Retype the data exactly, from its first line to the line containing "from bokeh.resources import INLINE", including both, and skip any picture.

........

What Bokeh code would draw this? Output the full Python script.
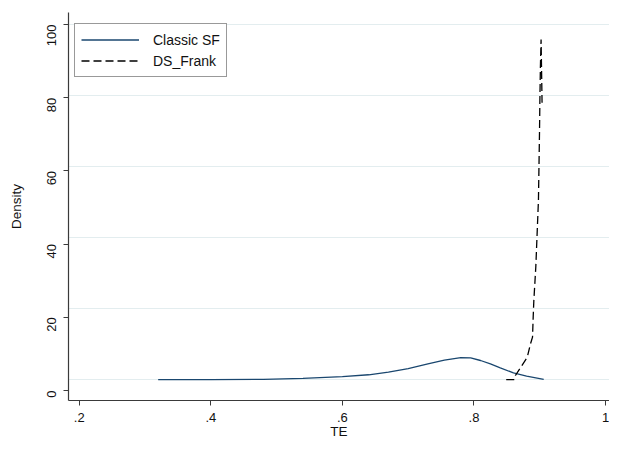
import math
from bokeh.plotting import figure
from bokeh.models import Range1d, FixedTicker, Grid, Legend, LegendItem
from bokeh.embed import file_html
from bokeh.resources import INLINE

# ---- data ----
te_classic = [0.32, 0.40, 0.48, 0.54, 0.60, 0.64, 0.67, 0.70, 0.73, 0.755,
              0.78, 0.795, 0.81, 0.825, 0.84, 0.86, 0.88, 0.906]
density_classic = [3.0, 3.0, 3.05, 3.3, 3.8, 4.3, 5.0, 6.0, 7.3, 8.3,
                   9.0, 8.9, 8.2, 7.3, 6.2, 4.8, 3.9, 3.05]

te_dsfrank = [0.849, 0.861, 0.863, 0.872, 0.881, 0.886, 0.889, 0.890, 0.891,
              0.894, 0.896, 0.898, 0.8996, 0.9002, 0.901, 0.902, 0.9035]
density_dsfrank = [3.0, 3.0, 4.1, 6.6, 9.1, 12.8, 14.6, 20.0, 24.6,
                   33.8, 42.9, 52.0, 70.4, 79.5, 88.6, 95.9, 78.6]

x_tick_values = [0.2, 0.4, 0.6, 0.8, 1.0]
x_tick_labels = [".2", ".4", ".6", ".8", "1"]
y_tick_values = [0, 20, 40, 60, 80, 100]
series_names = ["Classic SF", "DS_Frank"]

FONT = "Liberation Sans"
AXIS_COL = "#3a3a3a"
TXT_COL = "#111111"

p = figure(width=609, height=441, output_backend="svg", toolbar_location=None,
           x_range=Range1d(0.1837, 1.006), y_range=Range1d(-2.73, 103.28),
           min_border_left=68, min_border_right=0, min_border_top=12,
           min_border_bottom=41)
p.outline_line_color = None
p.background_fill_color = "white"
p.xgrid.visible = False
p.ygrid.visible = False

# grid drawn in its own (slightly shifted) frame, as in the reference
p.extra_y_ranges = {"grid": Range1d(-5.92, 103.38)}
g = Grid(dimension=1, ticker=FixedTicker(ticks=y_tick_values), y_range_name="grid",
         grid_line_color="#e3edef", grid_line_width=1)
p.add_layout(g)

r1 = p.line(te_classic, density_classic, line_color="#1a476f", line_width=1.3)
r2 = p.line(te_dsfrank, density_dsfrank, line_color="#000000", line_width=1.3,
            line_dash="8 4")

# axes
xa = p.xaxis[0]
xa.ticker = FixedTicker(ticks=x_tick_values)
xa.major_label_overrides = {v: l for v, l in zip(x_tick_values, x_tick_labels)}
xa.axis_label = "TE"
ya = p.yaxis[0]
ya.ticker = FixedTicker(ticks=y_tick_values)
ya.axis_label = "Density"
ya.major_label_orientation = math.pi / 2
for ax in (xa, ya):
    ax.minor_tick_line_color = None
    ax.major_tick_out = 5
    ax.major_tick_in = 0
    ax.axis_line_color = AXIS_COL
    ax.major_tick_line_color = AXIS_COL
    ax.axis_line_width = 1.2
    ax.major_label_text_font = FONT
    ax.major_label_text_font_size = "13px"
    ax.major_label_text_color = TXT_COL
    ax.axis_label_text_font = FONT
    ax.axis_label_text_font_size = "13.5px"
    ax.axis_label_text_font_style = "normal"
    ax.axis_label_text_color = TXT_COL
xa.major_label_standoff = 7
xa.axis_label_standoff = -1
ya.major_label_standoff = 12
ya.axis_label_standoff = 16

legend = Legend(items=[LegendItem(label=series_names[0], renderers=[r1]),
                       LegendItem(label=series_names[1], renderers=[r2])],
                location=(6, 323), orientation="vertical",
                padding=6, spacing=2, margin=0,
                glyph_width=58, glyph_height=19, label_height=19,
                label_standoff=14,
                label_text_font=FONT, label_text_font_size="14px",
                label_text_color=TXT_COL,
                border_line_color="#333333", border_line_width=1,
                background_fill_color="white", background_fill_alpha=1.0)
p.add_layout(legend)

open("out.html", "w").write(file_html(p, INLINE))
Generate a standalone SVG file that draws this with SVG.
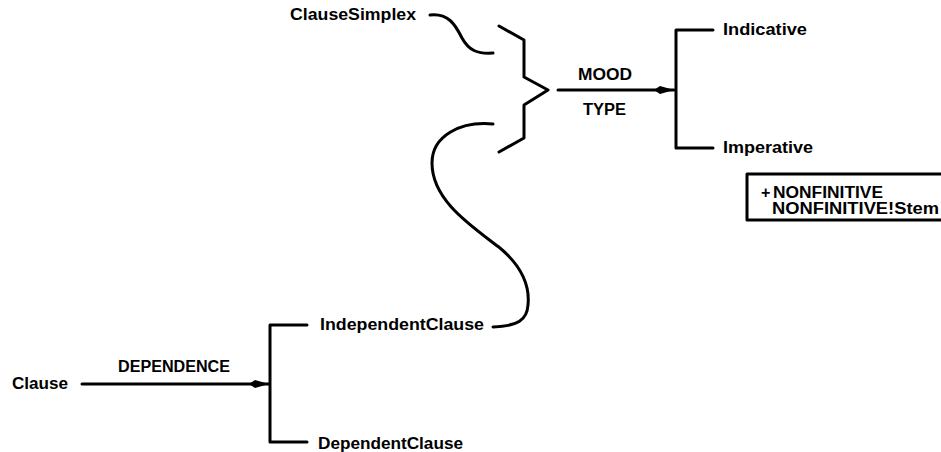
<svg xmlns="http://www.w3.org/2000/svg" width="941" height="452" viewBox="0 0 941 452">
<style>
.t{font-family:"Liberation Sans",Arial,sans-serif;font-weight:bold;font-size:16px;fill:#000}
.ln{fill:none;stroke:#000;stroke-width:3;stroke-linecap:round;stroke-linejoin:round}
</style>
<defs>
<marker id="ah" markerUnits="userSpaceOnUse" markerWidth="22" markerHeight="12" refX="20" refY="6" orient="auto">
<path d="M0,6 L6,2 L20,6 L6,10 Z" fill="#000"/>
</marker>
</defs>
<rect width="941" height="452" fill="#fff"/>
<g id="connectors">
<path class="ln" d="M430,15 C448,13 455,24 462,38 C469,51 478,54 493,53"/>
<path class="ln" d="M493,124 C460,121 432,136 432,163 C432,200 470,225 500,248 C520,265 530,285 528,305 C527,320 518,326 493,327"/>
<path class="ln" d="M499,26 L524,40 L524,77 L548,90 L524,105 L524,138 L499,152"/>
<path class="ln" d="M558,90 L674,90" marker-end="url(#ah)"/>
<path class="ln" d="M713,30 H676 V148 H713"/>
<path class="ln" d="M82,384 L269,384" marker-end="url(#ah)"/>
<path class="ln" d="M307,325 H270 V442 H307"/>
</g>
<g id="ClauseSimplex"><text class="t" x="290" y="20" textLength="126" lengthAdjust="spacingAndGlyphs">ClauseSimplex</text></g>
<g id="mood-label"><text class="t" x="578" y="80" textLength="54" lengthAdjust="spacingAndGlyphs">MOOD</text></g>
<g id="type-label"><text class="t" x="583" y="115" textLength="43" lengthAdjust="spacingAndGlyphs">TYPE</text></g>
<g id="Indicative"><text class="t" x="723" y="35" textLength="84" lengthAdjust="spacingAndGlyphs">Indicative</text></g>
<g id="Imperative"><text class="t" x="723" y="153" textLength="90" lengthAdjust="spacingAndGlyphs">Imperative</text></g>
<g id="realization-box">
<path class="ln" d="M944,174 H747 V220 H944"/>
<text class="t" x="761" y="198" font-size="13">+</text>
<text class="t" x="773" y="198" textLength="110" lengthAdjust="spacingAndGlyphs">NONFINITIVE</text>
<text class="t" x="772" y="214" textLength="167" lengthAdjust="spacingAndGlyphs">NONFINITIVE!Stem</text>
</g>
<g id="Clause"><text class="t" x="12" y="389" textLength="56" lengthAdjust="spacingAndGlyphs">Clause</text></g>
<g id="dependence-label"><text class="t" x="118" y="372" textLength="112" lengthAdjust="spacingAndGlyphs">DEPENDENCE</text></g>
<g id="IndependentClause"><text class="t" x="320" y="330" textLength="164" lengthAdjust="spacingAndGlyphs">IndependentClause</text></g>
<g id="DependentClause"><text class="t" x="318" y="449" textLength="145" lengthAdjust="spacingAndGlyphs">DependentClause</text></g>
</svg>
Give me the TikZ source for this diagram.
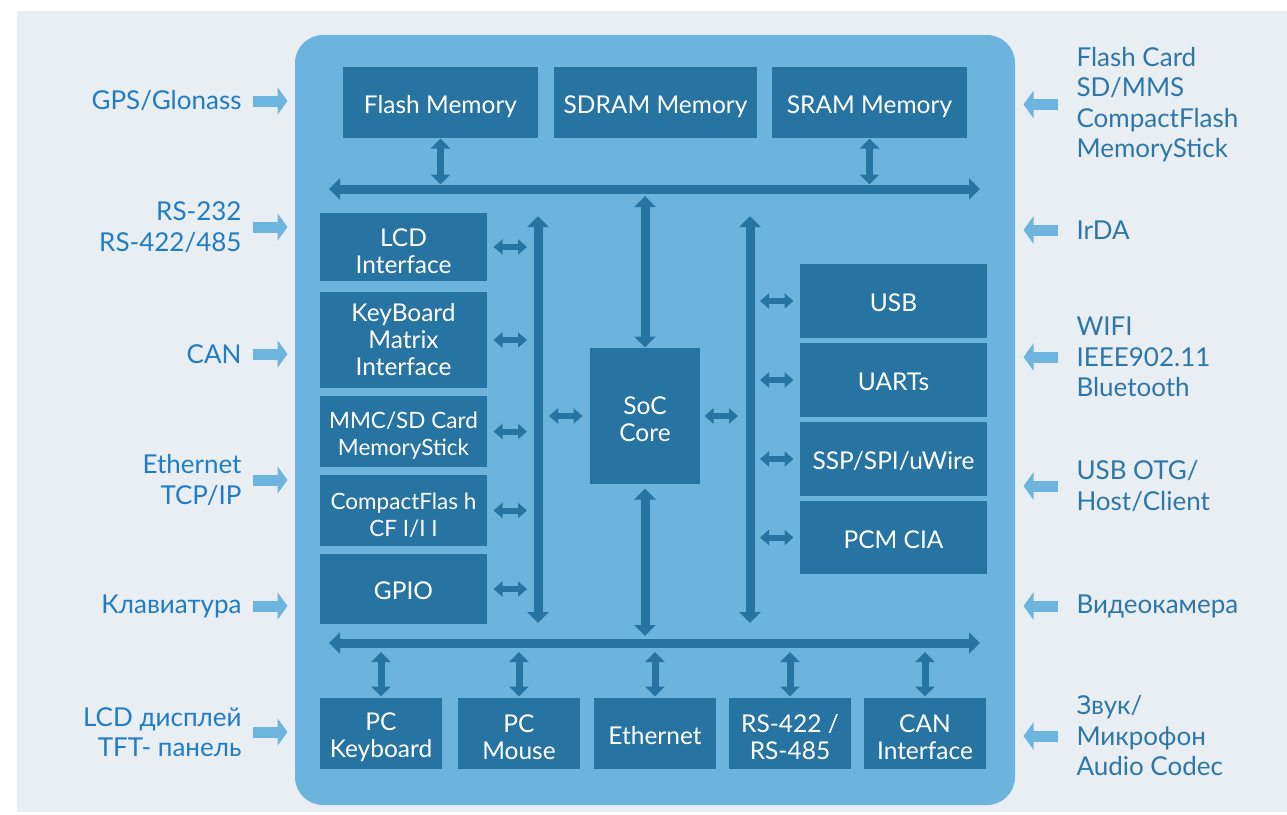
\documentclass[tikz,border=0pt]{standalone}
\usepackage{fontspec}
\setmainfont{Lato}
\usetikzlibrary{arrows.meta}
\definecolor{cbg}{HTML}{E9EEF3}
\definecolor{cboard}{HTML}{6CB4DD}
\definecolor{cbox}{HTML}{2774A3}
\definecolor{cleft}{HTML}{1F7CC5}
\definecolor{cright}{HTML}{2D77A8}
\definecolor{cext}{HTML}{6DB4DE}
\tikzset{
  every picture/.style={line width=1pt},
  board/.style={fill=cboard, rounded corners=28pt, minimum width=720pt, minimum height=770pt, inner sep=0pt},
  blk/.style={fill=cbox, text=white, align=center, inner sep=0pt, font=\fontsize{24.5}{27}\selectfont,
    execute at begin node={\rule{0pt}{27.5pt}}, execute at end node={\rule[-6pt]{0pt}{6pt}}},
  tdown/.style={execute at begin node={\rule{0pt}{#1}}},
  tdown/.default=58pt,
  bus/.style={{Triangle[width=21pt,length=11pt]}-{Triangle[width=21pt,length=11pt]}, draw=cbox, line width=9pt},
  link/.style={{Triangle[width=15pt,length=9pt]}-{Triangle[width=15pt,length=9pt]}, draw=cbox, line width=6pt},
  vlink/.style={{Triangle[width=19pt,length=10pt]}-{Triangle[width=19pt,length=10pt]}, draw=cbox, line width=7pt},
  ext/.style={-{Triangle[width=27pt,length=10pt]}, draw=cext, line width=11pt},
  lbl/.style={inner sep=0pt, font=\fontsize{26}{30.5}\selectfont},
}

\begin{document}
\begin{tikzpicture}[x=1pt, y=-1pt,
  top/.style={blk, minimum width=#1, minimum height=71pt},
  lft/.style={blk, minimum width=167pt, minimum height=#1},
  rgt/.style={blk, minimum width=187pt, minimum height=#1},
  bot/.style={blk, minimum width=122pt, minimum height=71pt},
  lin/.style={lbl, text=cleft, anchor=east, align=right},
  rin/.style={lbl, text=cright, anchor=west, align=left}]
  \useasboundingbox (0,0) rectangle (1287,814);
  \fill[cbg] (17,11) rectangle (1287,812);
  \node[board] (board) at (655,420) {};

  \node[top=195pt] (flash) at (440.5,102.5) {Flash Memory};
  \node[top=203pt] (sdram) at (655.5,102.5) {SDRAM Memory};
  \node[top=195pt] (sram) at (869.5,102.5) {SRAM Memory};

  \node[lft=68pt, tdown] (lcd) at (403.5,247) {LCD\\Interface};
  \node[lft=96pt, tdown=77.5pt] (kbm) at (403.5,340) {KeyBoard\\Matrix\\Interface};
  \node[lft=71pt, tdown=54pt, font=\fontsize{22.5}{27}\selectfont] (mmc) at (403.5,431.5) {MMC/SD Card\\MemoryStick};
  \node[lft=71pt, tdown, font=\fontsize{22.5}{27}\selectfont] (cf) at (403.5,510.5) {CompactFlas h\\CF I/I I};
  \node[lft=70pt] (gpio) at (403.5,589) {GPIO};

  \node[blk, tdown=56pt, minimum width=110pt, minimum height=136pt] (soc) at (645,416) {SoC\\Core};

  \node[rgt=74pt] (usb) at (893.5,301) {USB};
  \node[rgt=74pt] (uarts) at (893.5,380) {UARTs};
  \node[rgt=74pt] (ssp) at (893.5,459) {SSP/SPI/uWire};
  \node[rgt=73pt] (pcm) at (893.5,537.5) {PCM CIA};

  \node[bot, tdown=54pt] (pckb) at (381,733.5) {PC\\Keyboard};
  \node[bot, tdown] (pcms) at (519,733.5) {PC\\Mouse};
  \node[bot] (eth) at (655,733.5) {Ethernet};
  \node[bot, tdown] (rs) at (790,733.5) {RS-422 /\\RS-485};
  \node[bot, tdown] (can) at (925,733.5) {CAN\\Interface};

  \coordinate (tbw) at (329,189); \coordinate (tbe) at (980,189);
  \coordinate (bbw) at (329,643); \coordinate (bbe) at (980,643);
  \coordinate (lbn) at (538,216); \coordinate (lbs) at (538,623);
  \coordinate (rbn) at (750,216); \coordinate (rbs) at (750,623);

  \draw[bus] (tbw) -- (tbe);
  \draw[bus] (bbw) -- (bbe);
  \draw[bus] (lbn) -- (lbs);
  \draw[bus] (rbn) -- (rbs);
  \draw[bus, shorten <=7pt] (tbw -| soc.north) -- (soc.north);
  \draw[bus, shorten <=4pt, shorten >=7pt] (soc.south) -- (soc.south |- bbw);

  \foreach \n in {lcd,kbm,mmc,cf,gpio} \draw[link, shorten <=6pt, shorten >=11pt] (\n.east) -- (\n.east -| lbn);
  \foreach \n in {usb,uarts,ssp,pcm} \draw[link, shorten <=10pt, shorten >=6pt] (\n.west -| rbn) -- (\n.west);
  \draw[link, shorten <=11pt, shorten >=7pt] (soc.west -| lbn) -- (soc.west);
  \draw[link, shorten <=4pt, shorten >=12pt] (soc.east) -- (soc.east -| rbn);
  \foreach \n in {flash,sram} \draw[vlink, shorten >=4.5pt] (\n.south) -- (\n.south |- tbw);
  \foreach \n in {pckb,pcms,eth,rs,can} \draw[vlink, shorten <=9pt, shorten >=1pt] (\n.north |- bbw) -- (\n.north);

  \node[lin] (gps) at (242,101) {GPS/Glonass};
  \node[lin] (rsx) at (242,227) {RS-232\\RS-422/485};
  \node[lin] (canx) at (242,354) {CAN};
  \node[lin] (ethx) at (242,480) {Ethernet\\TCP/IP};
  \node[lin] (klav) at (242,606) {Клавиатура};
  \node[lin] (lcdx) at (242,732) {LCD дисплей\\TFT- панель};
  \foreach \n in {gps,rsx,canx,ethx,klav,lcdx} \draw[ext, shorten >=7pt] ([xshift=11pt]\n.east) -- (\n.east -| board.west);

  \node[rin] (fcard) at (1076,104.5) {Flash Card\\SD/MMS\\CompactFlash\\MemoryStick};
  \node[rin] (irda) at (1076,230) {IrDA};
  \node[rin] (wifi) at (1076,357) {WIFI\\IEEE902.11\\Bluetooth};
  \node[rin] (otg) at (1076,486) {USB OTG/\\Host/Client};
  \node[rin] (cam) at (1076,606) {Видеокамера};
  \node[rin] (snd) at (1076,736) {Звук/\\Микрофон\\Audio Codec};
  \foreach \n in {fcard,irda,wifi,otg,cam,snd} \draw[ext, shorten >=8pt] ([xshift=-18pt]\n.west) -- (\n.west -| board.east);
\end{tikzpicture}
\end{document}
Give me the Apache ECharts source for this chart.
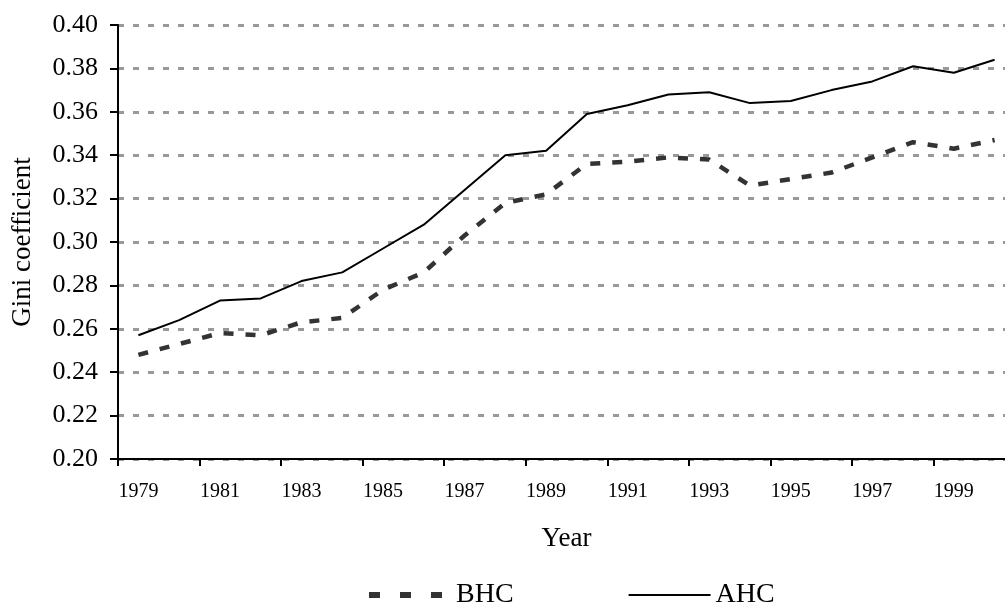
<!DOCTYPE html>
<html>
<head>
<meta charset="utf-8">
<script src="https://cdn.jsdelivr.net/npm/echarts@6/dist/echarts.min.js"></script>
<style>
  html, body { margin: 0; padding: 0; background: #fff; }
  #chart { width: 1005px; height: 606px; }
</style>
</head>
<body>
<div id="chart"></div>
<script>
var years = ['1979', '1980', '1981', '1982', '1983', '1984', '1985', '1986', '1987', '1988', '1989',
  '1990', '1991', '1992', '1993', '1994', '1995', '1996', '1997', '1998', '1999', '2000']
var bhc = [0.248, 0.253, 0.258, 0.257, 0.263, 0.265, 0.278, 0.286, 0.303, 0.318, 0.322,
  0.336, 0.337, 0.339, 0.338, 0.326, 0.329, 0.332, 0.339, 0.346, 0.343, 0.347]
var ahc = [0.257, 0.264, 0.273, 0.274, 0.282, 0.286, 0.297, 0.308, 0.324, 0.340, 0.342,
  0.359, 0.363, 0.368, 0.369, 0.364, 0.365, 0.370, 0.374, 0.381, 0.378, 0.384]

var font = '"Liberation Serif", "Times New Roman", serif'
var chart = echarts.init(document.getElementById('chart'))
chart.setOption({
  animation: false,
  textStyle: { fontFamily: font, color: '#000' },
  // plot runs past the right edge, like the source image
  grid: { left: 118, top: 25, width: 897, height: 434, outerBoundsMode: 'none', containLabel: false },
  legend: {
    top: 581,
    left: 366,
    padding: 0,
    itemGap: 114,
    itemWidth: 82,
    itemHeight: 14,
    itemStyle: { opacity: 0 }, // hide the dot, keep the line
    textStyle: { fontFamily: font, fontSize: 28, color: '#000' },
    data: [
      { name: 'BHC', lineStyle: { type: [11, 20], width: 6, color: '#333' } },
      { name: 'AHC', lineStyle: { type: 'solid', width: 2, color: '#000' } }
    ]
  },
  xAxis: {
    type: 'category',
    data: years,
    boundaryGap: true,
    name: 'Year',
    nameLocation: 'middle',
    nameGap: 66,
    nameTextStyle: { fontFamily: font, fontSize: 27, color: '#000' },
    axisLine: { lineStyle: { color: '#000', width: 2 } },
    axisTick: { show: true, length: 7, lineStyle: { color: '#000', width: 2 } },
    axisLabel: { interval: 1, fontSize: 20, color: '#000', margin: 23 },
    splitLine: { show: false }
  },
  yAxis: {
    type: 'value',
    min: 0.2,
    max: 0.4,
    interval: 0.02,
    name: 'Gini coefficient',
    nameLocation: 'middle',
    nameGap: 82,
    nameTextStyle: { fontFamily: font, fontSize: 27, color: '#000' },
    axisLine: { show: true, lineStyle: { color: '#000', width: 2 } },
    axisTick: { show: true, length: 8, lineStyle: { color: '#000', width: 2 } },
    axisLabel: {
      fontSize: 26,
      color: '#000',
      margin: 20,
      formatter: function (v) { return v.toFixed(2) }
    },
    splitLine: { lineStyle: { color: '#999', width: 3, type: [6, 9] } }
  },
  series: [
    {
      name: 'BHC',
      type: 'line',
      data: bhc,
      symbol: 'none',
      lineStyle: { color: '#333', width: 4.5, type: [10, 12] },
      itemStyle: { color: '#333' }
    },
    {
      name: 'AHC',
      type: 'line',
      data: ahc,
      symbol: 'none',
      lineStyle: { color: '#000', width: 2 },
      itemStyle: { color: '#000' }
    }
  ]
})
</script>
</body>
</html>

........

**RESULT**
What Bokeh code would draw this? Output the full Python script.
import math
from bokeh.plotting import figure
from bokeh.models import Range1d, FixedTicker, Grid, Legend, LegendItem
from bokeh.embed import file_html
from bokeh.resources import INLINE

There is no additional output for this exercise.